>>>

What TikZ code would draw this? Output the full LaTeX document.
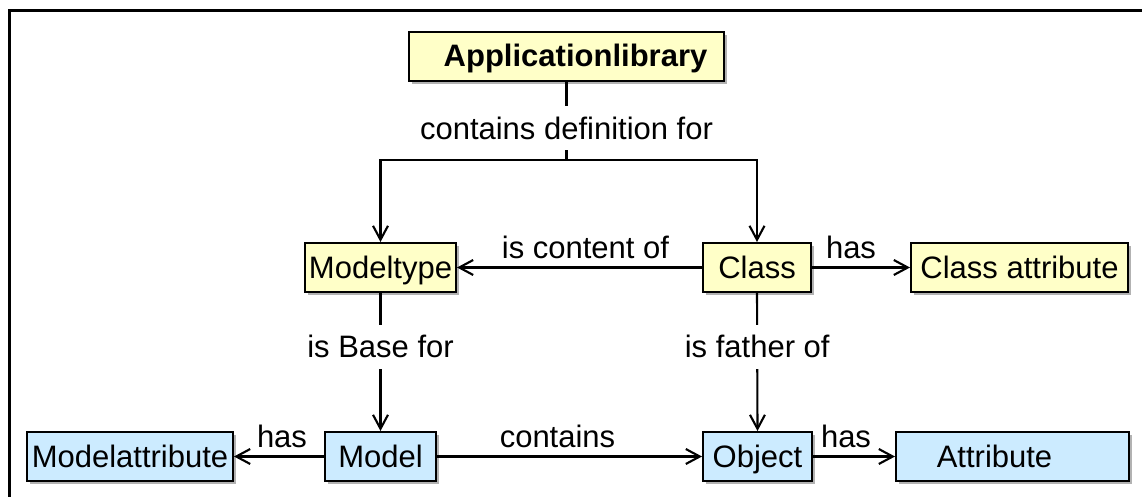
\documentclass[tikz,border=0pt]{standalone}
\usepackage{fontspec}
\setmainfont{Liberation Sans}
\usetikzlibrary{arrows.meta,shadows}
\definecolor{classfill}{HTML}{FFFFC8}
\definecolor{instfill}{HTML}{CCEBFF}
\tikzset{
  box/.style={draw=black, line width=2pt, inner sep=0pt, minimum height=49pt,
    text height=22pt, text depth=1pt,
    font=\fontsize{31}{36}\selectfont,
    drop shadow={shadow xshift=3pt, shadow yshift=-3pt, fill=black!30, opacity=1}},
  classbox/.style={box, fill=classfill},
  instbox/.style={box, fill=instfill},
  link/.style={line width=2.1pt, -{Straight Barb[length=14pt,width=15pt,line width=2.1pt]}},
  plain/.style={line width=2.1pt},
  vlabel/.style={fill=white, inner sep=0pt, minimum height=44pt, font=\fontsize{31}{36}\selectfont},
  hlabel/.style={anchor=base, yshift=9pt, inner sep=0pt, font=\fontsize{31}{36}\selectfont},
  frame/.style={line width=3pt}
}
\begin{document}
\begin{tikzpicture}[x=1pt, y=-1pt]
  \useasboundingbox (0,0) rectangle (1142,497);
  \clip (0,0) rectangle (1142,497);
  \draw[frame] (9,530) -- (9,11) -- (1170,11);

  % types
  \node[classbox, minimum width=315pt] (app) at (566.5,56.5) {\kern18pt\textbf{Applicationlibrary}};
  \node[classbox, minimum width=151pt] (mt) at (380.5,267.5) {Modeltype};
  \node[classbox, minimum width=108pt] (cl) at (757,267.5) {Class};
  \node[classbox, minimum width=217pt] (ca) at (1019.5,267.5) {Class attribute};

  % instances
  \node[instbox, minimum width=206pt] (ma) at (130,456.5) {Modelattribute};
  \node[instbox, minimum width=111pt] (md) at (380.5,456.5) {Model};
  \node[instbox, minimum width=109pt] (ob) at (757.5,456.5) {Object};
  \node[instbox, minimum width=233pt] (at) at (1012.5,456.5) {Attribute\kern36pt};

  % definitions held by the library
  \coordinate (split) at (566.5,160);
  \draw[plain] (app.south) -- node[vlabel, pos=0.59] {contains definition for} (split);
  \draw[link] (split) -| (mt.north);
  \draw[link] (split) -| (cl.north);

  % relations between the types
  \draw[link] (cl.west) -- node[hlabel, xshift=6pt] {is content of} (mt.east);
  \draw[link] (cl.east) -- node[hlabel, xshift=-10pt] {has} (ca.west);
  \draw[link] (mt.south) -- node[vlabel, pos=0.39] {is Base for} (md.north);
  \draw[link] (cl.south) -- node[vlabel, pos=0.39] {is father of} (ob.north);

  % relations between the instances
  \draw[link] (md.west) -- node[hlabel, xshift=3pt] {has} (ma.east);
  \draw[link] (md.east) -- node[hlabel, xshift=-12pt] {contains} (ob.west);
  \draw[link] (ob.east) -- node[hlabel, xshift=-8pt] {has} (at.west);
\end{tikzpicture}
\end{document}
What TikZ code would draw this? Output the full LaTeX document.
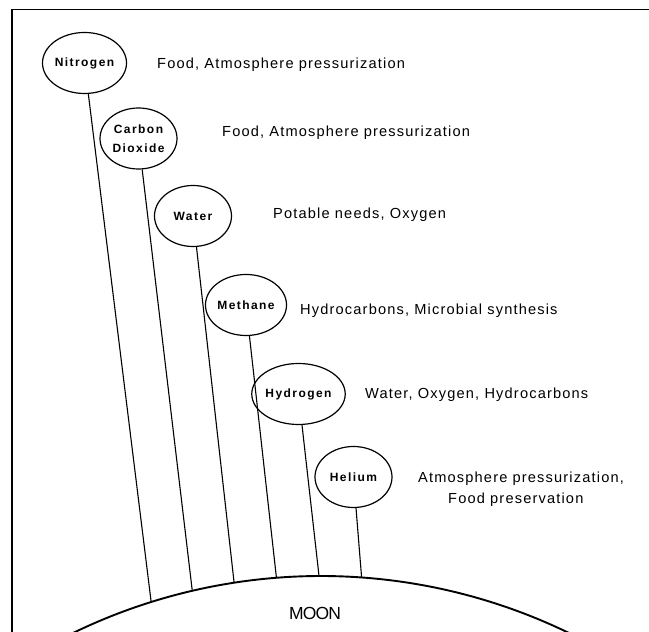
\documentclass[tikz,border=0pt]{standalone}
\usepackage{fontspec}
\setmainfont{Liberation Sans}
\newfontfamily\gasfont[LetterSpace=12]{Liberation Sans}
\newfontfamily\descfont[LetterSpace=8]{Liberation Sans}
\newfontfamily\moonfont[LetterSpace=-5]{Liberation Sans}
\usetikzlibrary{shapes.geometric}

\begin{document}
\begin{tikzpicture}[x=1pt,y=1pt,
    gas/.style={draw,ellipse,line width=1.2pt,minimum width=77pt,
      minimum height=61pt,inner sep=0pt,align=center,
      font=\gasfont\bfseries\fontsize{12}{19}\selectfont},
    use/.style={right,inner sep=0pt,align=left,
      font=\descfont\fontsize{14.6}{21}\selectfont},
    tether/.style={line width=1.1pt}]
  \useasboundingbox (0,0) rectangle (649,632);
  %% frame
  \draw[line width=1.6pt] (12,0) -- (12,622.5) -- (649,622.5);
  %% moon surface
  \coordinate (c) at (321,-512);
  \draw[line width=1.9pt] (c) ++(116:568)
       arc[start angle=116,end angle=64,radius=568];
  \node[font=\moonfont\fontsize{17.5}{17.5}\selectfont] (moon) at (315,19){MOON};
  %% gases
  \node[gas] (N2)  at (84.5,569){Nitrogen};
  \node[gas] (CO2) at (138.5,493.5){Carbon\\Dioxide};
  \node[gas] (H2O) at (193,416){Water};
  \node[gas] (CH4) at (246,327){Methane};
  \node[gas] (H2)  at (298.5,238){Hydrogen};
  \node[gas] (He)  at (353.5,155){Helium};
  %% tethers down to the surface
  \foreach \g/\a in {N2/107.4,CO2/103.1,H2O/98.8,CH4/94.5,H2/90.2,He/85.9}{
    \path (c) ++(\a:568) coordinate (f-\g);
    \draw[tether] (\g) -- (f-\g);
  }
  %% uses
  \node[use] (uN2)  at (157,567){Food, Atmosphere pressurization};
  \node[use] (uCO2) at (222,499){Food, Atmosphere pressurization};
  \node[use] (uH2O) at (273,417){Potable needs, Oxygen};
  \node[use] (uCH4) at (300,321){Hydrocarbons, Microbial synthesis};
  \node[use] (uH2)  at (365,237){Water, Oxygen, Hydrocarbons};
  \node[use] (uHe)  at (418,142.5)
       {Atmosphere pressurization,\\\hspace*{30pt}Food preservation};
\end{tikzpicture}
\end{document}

<<<

- _What to work on_:
Copy out each line word for word, please, skipping the images.

- _Expected answer_:
What TikZ code would draw this? Output the full LaTeX document.
\documentclass[tikz,border=0pt]{standalone}
\usepackage{fontspec}
\setmainfont{Liberation Sans}
\usetikzlibrary{arrows.meta,shadows}
\definecolor{classfill}{HTML}{FFFFC8}
\definecolor{instfill}{HTML}{CCEBFF}
\tikzset{
  box/.style={draw=black, line width=2pt, inner sep=0pt, minimum height=49pt,
    text height=22pt, text depth=1pt,
    font=\fontsize{31}{36}\selectfont,
    drop shadow={shadow xshift=3pt, shadow yshift=-3pt, fill=black!30, opacity=1}},
  classbox/.style={box, fill=classfill},
  instbox/.style={box, fill=instfill},
  link/.style={line width=2.1pt, -{Straight Barb[length=14pt,width=15pt,line width=2.1pt]}},
  plain/.style={line width=2.1pt},
  vlabel/.style={fill=white, inner sep=0pt, minimum height=44pt, font=\fontsize{31}{36}\selectfont},
  hlabel/.style={anchor=base, yshift=9pt, inner sep=0pt, font=\fontsize{31}{36}\selectfont},
  frame/.style={line width=3pt}
}
\begin{document}
\begin{tikzpicture}[x=1pt, y=-1pt]
  \useasboundingbox (0,0) rectangle (1142,497);
  \clip (0,0) rectangle (1142,497);
  \draw[frame] (9,530) -- (9,11) -- (1170,11);

  % types
  \node[classbox, minimum width=315pt] (app) at (566.5,56.5) {\kern18pt\textbf{Applicationlibrary}};
  \node[classbox, minimum width=151pt] (mt) at (380.5,267.5) {Modeltype};
  \node[classbox, minimum width=108pt] (cl) at (757,267.5) {Class};
  \node[classbox, minimum width=217pt] (ca) at (1019.5,267.5) {Class attribute};

  % instances
  \node[instbox, minimum width=206pt] (ma) at (130,456.5) {Modelattribute};
  \node[instbox, minimum width=111pt] (md) at (380.5,456.5) {Model};
  \node[instbox, minimum width=109pt] (ob) at (757.5,456.5) {Object};
  \node[instbox, minimum width=233pt] (at) at (1012.5,456.5) {Attribute\kern36pt};

  % definitions held by the library
  \coordinate (split) at (566.5,160);
  \draw[plain] (app.south) -- node[vlabel, pos=0.59] {contains definition for} (split);
  \draw[link] (split) -| (mt.north);
  \draw[link] (split) -| (cl.north);

  % relations between the types
  \draw[link] (cl.west) -- node[hlabel, xshift=6pt] {is content of} (mt.east);
  \draw[link] (cl.east) -- node[hlabel, xshift=-10pt] {has} (ca.west);
  \draw[link] (mt.south) -- node[vlabel, pos=0.39] {is Base for} (md.north);
  \draw[link] (cl.south) -- node[vlabel, pos=0.39] {is father of} (ob.north);

  % relations between the instances
  \draw[link] (md.west) -- node[hlabel, xshift=3pt] {has} (ma.east);
  \draw[link] (md.east) -- node[hlabel, xshift=-12pt] {contains} (ob.west);
  \draw[link] (ob.east) -- node[hlabel, xshift=-8pt] {has} (at.west);
\end{tikzpicture}
\end{document}
What TikZ code would draw this? Output the full LaTeX document.
\documentclass[tikz,border=0pt]{standalone}
\usepackage{fontspec}
\setmainfont{Liberation Sans}
\newfontfamily\gasfont[LetterSpace=12]{Liberation Sans}
\newfontfamily\descfont[LetterSpace=8]{Liberation Sans}
\newfontfamily\moonfont[LetterSpace=-5]{Liberation Sans}
\usetikzlibrary{shapes.geometric}

\begin{document}
\begin{tikzpicture}[x=1pt,y=1pt,
    gas/.style={draw,ellipse,line width=1.2pt,minimum width=77pt,
      minimum height=61pt,inner sep=0pt,align=center,
      font=\gasfont\bfseries\fontsize{12}{19}\selectfont},
    use/.style={right,inner sep=0pt,align=left,
      font=\descfont\fontsize{14.6}{21}\selectfont},
    tether/.style={line width=1.1pt}]
  \useasboundingbox (0,0) rectangle (649,632);
  %% frame
  \draw[line width=1.6pt] (12,0) -- (12,622.5) -- (649,622.5);
  %% moon surface
  \coordinate (c) at (321,-512);
  \draw[line width=1.9pt] (c) ++(116:568)
       arc[start angle=116,end angle=64,radius=568];
  \node[font=\moonfont\fontsize{17.5}{17.5}\selectfont] (moon) at (315,19){MOON};
  %% gases
  \node[gas] (N2)  at (84.5,569){Nitrogen};
  \node[gas] (CO2) at (138.5,493.5){Carbon\\Dioxide};
  \node[gas] (H2O) at (193,416){Water};
  \node[gas] (CH4) at (246,327){Methane};
  \node[gas] (H2)  at (298.5,238){Hydrogen};
  \node[gas] (He)  at (353.5,155){Helium};
  %% tethers down to the surface
  \foreach \g/\a in {N2/107.4,CO2/103.1,H2O/98.8,CH4/94.5,H2/90.2,He/85.9}{
    \path (c) ++(\a:568) coordinate (f-\g);
    \draw[tether] (\g) -- (f-\g);
  }
  %% uses
  \node[use] (uN2)  at (157,567){Food, Atmosphere pressurization};
  \node[use] (uCO2) at (222,499){Food, Atmosphere pressurization};
  \node[use] (uH2O) at (273,417){Potable needs, Oxygen};
  \node[use] (uCH4) at (300,321){Hydrocarbons, Microbial synthesis};
  \node[use] (uH2)  at (365,237){Water, Oxygen, Hydrocarbons};
  \node[use] (uHe)  at (418,142.5)
       {Atmosphere pressurization,\\\hspace*{30pt}Food preservation};
\end{tikzpicture}
\end{document}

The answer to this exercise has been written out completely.